- **Exercise prompt**: Only lines with the string "that" matter here; gather them from the material below.

- **Provided material**:
# # # # # # #

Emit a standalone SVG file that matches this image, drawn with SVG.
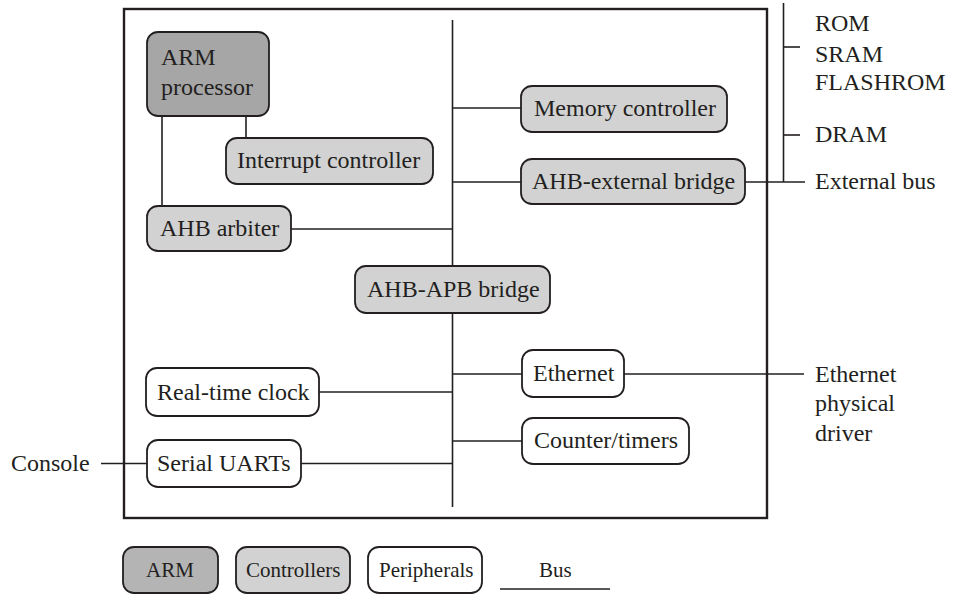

# # # # # # #

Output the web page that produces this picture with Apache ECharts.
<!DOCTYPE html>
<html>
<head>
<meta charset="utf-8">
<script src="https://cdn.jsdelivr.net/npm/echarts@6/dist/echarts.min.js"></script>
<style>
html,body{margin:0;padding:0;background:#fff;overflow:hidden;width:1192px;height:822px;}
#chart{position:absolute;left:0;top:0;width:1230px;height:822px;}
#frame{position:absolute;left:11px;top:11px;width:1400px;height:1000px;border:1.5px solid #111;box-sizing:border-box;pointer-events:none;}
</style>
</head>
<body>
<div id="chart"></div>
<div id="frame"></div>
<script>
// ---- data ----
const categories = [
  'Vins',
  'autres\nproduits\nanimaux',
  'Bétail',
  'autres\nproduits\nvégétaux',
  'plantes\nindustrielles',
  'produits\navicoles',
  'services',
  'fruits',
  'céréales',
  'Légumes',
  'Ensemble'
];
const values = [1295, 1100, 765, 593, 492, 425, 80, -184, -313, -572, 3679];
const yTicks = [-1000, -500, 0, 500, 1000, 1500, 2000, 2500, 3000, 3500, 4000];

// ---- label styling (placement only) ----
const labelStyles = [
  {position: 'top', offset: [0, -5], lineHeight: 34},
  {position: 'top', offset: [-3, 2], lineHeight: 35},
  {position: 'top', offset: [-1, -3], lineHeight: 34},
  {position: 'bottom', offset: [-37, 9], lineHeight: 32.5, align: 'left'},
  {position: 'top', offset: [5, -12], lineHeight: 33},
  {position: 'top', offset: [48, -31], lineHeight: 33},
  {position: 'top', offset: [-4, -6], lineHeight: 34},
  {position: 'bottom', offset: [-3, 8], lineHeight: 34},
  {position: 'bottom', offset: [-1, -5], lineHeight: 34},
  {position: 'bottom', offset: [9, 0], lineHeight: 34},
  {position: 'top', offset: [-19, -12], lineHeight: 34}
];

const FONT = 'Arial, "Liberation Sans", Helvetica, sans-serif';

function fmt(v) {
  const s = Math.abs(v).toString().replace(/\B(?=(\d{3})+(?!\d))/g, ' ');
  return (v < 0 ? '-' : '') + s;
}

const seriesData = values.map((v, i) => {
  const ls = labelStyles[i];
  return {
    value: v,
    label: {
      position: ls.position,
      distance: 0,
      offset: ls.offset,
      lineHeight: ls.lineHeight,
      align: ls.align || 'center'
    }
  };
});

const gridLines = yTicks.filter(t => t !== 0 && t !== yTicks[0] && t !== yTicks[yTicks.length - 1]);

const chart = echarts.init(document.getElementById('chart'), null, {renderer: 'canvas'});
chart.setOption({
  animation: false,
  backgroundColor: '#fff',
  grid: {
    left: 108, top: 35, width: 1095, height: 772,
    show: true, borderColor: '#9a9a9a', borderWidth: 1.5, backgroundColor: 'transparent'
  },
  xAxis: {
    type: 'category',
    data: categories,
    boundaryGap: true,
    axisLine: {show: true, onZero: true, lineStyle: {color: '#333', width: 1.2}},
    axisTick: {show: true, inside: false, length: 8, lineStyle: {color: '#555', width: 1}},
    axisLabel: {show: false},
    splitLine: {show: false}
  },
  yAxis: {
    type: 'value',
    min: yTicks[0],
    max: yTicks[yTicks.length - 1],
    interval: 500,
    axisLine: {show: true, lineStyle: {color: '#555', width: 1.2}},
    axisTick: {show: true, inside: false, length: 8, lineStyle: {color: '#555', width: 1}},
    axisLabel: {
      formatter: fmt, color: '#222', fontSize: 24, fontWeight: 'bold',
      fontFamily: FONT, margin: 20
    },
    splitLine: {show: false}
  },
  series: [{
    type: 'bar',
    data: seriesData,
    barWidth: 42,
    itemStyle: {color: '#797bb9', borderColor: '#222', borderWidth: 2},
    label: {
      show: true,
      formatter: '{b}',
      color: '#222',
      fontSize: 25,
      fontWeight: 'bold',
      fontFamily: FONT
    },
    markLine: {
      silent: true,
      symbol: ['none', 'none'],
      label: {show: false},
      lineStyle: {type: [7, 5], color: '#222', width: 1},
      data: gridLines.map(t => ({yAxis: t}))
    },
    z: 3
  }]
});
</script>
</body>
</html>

# # # # # # #

- **Task answer**:
Emit a standalone SVG file that matches this image, drawn with SVG.
Output the web page that produces this picture with Apache ECharts.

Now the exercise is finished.